SHORT EXERCISE: All lines below must be repeated exactly, with the pictures omitted.

DATASET SECTION:
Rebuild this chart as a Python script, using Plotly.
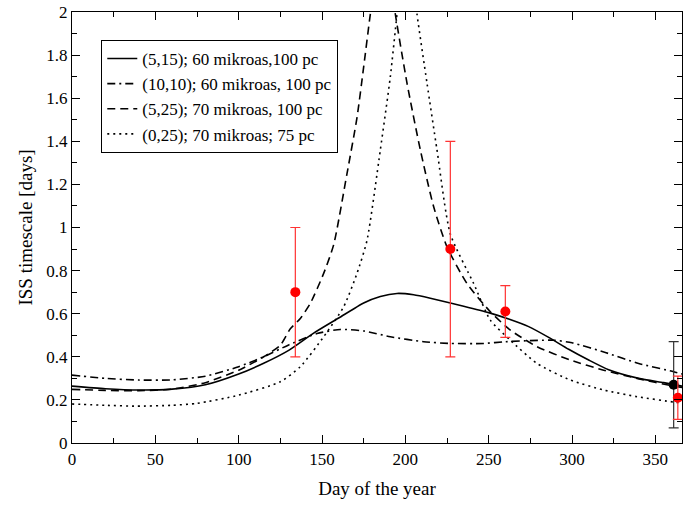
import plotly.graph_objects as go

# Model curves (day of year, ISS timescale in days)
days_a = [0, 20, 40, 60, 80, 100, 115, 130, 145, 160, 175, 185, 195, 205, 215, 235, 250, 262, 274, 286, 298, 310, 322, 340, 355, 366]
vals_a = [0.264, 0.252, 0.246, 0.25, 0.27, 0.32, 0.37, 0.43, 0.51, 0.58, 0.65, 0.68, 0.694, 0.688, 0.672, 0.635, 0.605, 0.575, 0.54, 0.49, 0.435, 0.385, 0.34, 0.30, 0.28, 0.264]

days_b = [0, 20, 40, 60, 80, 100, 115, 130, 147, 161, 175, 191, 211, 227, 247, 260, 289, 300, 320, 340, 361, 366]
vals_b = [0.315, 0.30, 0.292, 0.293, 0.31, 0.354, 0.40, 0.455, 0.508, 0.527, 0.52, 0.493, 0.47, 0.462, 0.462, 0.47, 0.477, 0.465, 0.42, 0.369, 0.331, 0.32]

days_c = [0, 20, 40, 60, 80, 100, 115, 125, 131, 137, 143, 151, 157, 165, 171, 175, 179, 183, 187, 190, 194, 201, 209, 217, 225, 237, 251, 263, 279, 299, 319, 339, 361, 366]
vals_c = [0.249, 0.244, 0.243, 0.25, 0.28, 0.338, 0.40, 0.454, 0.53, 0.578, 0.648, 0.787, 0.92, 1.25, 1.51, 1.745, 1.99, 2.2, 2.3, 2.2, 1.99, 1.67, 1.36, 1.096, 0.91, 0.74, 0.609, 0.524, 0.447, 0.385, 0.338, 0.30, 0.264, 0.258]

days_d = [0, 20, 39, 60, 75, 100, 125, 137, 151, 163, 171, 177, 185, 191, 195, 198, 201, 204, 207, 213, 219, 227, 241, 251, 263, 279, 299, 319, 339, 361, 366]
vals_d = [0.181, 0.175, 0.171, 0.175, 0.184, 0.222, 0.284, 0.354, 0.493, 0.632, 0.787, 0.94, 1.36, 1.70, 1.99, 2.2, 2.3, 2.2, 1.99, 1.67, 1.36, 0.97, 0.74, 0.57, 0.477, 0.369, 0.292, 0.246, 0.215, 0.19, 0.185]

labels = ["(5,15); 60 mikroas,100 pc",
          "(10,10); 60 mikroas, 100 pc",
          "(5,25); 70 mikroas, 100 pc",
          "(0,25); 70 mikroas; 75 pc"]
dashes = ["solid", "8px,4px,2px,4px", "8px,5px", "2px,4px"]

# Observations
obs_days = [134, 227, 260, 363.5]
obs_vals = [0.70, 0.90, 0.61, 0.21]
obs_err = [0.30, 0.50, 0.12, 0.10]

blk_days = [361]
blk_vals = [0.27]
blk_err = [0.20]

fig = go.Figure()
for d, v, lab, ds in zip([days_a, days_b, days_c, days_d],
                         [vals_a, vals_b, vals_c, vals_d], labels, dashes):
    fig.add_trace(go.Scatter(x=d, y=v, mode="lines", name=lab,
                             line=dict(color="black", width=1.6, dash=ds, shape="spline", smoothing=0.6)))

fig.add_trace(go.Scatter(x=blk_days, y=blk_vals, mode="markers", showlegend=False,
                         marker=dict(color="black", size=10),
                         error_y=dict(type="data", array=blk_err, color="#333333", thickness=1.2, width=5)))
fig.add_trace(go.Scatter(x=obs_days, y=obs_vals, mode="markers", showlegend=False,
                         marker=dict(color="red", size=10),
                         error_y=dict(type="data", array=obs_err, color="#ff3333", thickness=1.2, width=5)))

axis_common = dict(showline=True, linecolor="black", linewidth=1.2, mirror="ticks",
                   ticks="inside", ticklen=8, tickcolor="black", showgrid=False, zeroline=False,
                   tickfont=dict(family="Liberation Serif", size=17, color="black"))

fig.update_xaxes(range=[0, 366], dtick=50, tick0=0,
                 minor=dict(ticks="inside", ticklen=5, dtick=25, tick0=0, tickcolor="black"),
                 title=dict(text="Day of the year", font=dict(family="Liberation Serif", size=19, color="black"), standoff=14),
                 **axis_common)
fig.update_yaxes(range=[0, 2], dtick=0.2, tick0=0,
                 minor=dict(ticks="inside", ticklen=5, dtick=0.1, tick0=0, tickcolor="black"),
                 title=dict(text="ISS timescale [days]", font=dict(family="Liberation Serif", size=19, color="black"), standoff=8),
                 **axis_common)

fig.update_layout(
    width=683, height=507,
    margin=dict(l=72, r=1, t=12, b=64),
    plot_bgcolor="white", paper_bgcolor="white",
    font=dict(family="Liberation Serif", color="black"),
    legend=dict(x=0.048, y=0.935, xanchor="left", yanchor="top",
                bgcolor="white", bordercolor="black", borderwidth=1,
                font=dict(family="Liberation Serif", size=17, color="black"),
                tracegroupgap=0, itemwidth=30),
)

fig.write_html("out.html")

OUTPUT:
Rebuild this chart as a Python script, using Plotly.
import plotly.graph_objects as go

# Model curves (day of year, ISS timescale in days)
days_a = [0, 20, 40, 60, 80, 100, 115, 130, 145, 160, 175, 185, 195, 205, 215, 235, 250, 262, 274, 286, 298, 310, 322, 340, 355, 366]
vals_a = [0.264, 0.252, 0.246, 0.25, 0.27, 0.32, 0.37, 0.43, 0.51, 0.58, 0.65, 0.68, 0.694, 0.688, 0.672, 0.635, 0.605, 0.575, 0.54, 0.49, 0.435, 0.385, 0.34, 0.30, 0.28, 0.264]

days_b = [0, 20, 40, 60, 80, 100, 115, 130, 147, 161, 175, 191, 211, 227, 247, 260, 289, 300, 320, 340, 361, 366]
vals_b = [0.315, 0.30, 0.292, 0.293, 0.31, 0.354, 0.40, 0.455, 0.508, 0.527, 0.52, 0.493, 0.47, 0.462, 0.462, 0.47, 0.477, 0.465, 0.42, 0.369, 0.331, 0.32]

days_c = [0, 20, 40, 60, 80, 100, 115, 125, 131, 137, 143, 151, 157, 165, 171, 175, 179, 183, 187, 190, 194, 201, 209, 217, 225, 237, 251, 263, 279, 299, 319, 339, 361, 366]
vals_c = [0.249, 0.244, 0.243, 0.25, 0.28, 0.338, 0.40, 0.454, 0.53, 0.578, 0.648, 0.787, 0.92, 1.25, 1.51, 1.745, 1.99, 2.2, 2.3, 2.2, 1.99, 1.67, 1.36, 1.096, 0.91, 0.74, 0.609, 0.524, 0.447, 0.385, 0.338, 0.30, 0.264, 0.258]

days_d = [0, 20, 39, 60, 75, 100, 125, 137, 151, 163, 171, 177, 185, 191, 195, 198, 201, 204, 207, 213, 219, 227, 241, 251, 263, 279, 299, 319, 339, 361, 366]
vals_d = [0.181, 0.175, 0.171, 0.175, 0.184, 0.222, 0.284, 0.354, 0.493, 0.632, 0.787, 0.94, 1.36, 1.70, 1.99, 2.2, 2.3, 2.2, 1.99, 1.67, 1.36, 0.97, 0.74, 0.57, 0.477, 0.369, 0.292, 0.246, 0.215, 0.19, 0.185]

labels = ["(5,15); 60 mikroas,100 pc",
          "(10,10); 60 mikroas, 100 pc",
          "(5,25); 70 mikroas, 100 pc",
          "(0,25); 70 mikroas; 75 pc"]
dashes = ["solid", "8px,4px,2px,4px", "8px,5px", "2px,4px"]

# Observations
obs_days = [134, 227, 260, 363.5]
obs_vals = [0.70, 0.90, 0.61, 0.21]
obs_err = [0.30, 0.50, 0.12, 0.10]

blk_days = [361]
blk_vals = [0.27]
blk_err = [0.20]

fig = go.Figure()
for d, v, lab, ds in zip([days_a, days_b, days_c, days_d],
                         [vals_a, vals_b, vals_c, vals_d], labels, dashes):
    fig.add_trace(go.Scatter(x=d, y=v, mode="lines", name=lab,
                             line=dict(color="black", width=1.6, dash=ds, shape="spline", smoothing=0.6)))

fig.add_trace(go.Scatter(x=blk_days, y=blk_vals, mode="markers", showlegend=False,
                         marker=dict(color="black", size=10),
                         error_y=dict(type="data", array=blk_err, color="#333333", thickness=1.2, width=5)))
fig.add_trace(go.Scatter(x=obs_days, y=obs_vals, mode="markers", showlegend=False,
                         marker=dict(color="red", size=10),
                         error_y=dict(type="data", array=obs_err, color="#ff3333", thickness=1.2, width=5)))

axis_common = dict(showline=True, linecolor="black", linewidth=1.2, mirror="ticks",
                   ticks="inside", ticklen=8, tickcolor="black", showgrid=False, zeroline=False,
                   tickfont=dict(family="Liberation Serif", size=17, color="black"))

fig.update_xaxes(range=[0, 366], dtick=50, tick0=0,
                 minor=dict(ticks="inside", ticklen=5, dtick=25, tick0=0, tickcolor="black"),
                 title=dict(text="Day of the year", font=dict(family="Liberation Serif", size=19, color="black"), standoff=14),
                 **axis_common)
fig.update_yaxes(range=[0, 2], dtick=0.2, tick0=0,
                 minor=dict(ticks="inside", ticklen=5, dtick=0.1, tick0=0, tickcolor="black"),
                 title=dict(text="ISS timescale [days]", font=dict(family="Liberation Serif", size=19, color="black"), standoff=8),
                 **axis_common)

fig.update_layout(
    width=683, height=507,
    margin=dict(l=72, r=1, t=12, b=64),
    plot_bgcolor="white", paper_bgcolor="white",
    font=dict(family="Liberation Serif", color="black"),
    legend=dict(x=0.048, y=0.935, xanchor="left", yanchor="top",
                bgcolor="white", bordercolor="black", borderwidth=1,
                font=dict(family="Liberation Serif", size=17, color="black"),
                tracegroupgap=0, itemwidth=30),
)

fig.write_html("out.html")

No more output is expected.